____ Rows

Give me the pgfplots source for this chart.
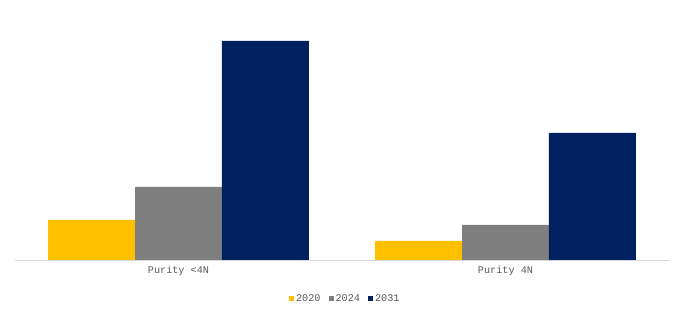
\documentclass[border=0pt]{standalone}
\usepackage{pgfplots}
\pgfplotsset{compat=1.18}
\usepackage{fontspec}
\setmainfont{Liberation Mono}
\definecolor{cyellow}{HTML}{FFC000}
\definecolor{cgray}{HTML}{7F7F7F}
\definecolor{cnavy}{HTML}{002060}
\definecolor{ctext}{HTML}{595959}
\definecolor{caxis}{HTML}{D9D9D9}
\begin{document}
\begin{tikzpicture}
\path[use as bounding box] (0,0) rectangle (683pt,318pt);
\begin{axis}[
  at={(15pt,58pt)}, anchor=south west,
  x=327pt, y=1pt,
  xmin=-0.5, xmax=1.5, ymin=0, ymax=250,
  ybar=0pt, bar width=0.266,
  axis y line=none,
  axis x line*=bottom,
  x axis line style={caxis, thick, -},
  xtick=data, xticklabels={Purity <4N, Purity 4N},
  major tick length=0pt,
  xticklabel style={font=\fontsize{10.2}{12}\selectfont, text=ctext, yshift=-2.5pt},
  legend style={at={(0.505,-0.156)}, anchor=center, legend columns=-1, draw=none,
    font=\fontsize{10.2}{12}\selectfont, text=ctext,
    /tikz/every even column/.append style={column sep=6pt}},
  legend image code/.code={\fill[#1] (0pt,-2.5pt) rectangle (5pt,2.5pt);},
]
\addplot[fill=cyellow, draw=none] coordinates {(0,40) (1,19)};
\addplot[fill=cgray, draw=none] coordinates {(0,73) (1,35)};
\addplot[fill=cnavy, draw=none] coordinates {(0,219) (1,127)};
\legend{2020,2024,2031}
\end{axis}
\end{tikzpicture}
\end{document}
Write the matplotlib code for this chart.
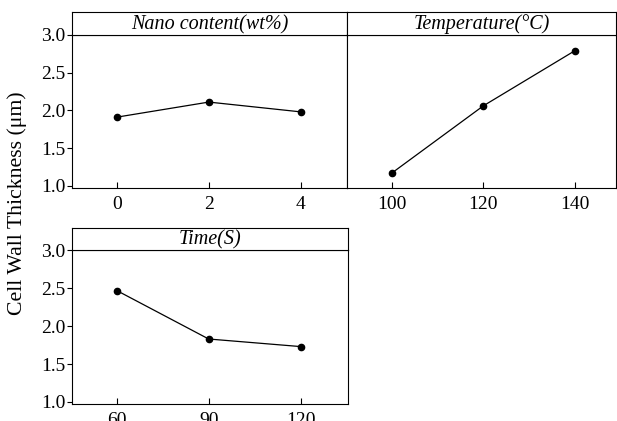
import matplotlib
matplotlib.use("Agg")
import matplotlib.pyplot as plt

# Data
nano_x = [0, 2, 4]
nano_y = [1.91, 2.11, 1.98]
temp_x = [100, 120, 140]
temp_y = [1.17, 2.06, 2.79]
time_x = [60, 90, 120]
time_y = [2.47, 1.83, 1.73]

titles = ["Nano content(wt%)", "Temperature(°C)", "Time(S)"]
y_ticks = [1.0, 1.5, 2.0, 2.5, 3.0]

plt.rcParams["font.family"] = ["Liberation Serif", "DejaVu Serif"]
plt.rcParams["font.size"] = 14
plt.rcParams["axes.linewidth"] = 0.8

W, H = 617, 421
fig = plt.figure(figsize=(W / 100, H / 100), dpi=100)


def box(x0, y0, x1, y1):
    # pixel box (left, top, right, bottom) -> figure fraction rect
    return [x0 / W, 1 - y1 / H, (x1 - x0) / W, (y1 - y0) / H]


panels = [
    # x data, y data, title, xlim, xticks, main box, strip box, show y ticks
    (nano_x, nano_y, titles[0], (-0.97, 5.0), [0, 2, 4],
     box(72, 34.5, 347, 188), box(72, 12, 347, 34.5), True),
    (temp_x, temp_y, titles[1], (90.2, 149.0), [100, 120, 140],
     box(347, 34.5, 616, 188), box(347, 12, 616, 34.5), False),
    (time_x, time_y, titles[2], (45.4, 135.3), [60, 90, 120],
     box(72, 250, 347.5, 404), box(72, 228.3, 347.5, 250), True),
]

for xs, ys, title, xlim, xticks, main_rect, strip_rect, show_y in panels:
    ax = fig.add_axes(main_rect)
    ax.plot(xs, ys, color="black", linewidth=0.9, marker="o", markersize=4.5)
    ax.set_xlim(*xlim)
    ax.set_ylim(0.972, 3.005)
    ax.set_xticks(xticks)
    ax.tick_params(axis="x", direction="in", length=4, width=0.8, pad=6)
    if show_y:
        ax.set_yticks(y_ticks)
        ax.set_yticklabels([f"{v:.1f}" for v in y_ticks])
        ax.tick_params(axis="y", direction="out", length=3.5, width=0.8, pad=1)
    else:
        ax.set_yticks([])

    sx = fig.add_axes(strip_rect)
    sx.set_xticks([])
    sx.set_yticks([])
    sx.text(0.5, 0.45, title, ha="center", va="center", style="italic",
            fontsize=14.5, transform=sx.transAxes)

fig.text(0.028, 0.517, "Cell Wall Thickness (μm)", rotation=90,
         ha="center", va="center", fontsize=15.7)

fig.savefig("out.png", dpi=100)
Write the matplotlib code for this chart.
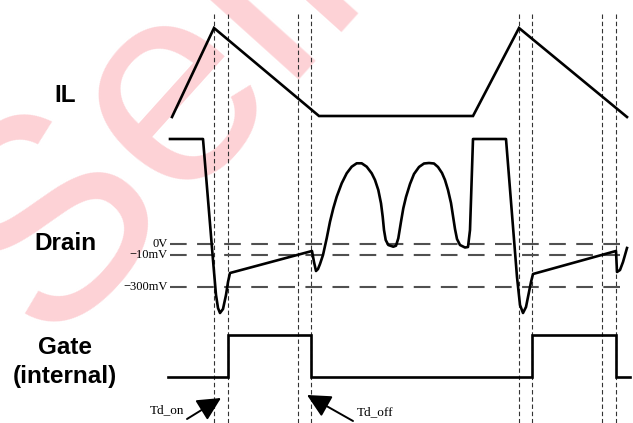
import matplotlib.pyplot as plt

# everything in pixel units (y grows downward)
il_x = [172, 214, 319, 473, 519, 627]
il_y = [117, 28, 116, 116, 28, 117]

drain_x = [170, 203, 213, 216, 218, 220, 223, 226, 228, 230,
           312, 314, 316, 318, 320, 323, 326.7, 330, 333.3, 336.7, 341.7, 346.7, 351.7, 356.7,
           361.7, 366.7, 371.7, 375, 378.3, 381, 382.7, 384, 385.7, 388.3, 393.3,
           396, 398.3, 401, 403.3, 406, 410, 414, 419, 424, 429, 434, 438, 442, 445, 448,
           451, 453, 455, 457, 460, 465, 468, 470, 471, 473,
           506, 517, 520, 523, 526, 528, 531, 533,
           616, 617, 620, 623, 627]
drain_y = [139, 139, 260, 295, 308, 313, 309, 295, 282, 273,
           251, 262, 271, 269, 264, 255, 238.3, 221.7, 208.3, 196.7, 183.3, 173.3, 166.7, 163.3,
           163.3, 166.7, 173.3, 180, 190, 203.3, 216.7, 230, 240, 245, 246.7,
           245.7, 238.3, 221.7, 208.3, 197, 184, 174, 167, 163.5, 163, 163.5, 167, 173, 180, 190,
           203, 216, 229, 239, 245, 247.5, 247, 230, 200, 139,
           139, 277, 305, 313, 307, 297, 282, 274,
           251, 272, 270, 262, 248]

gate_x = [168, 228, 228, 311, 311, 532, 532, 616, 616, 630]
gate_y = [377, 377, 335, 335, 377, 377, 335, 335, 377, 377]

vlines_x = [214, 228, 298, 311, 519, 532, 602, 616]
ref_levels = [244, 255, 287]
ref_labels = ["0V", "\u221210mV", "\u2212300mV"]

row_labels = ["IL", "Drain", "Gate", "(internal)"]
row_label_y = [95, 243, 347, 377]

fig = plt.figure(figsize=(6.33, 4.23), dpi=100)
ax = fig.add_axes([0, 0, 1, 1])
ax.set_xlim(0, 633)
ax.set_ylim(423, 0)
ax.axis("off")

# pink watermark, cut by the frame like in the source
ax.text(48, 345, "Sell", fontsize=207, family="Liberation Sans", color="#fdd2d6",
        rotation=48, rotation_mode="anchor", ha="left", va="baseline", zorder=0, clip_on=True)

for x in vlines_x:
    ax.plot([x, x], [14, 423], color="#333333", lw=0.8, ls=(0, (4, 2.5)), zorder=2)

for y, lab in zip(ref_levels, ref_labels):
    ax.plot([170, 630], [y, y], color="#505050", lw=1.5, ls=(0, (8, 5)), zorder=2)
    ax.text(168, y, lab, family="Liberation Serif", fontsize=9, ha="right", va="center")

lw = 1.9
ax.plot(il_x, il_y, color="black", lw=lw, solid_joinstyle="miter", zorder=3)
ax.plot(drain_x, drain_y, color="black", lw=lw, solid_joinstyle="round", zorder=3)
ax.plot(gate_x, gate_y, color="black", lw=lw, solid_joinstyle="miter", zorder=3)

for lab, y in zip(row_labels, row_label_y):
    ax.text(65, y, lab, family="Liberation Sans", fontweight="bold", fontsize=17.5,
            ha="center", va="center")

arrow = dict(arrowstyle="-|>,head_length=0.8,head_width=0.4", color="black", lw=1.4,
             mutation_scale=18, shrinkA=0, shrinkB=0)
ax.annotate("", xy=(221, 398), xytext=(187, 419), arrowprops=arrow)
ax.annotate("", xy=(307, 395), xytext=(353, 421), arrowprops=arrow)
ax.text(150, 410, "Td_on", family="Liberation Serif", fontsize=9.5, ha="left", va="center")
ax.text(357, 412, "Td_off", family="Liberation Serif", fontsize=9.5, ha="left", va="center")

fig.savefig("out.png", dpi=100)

________

**What you have to do**
Pictures stay out. Repeat only the lines from the beginning of the data through the line that has "y_ticks = [1.0, 1.5, 2.0, 2.5, 3.0]".

**The response**
Give me the pgfplots source for this chart.
\documentclass[border=0pt]{standalone}
\usepackage{pgfplots}
\pgfplotsset{compat=1.18}
\usepackage{fontspec}
\setmainfont{Liberation Mono}
\definecolor{cyellow}{HTML}{FFC000}
\definecolor{cgray}{HTML}{7F7F7F}
\definecolor{cnavy}{HTML}{002060}
\definecolor{ctext}{HTML}{595959}
\definecolor{caxis}{HTML}{D9D9D9}
\begin{document}
\begin{tikzpicture}
\path[use as bounding box] (0,0) rectangle (683pt,318pt);
\begin{axis}[
  at={(15pt,58pt)}, anchor=south west,
  x=327pt, y=1pt,
  xmin=-0.5, xmax=1.5, ymin=0, ymax=250,
  ybar=0pt, bar width=0.266,
  axis y line=none,
  axis x line*=bottom,
  x axis line style={caxis, thick, -},
  xtick=data, xticklabels={Purity <4N, Purity 4N},
  major tick length=0pt,
  xticklabel style={font=\fontsize{10.2}{12}\selectfont, text=ctext, yshift=-2.5pt},
  legend style={at={(0.505,-0.156)}, anchor=center, legend columns=-1, draw=none,
    font=\fontsize{10.2}{12}\selectfont, text=ctext,
    /tikz/every even column/.append style={column sep=6pt}},
  legend image code/.code={\fill[#1] (0pt,-2.5pt) rectangle (5pt,2.5pt);},
]
\addplot[fill=cyellow, draw=none] coordinates {(0,40) (1,19)};
\addplot[fill=cgray, draw=none] coordinates {(0,73) (1,35)};
\addplot[fill=cnavy, draw=none] coordinates {(0,219) (1,127)};
\legend{2020,2024,2031}
\end{axis}
\end{tikzpicture}
\end{document}
Write the matplotlib code for this chart.
import matplotlib
matplotlib.use("Agg")
import matplotlib.pyplot as plt

# Data
nano_x = [0, 2, 4]
nano_y = [1.91, 2.11, 1.98]
temp_x = [100, 120, 140]
temp_y = [1.17, 2.06, 2.79]
time_x = [60, 90, 120]
time_y = [2.47, 1.83, 1.73]

titles = ["Nano content(wt%)", "Temperature(°C)", "Time(S)"]
y_ticks = [1.0, 1.5, 2.0, 2.5, 3.0]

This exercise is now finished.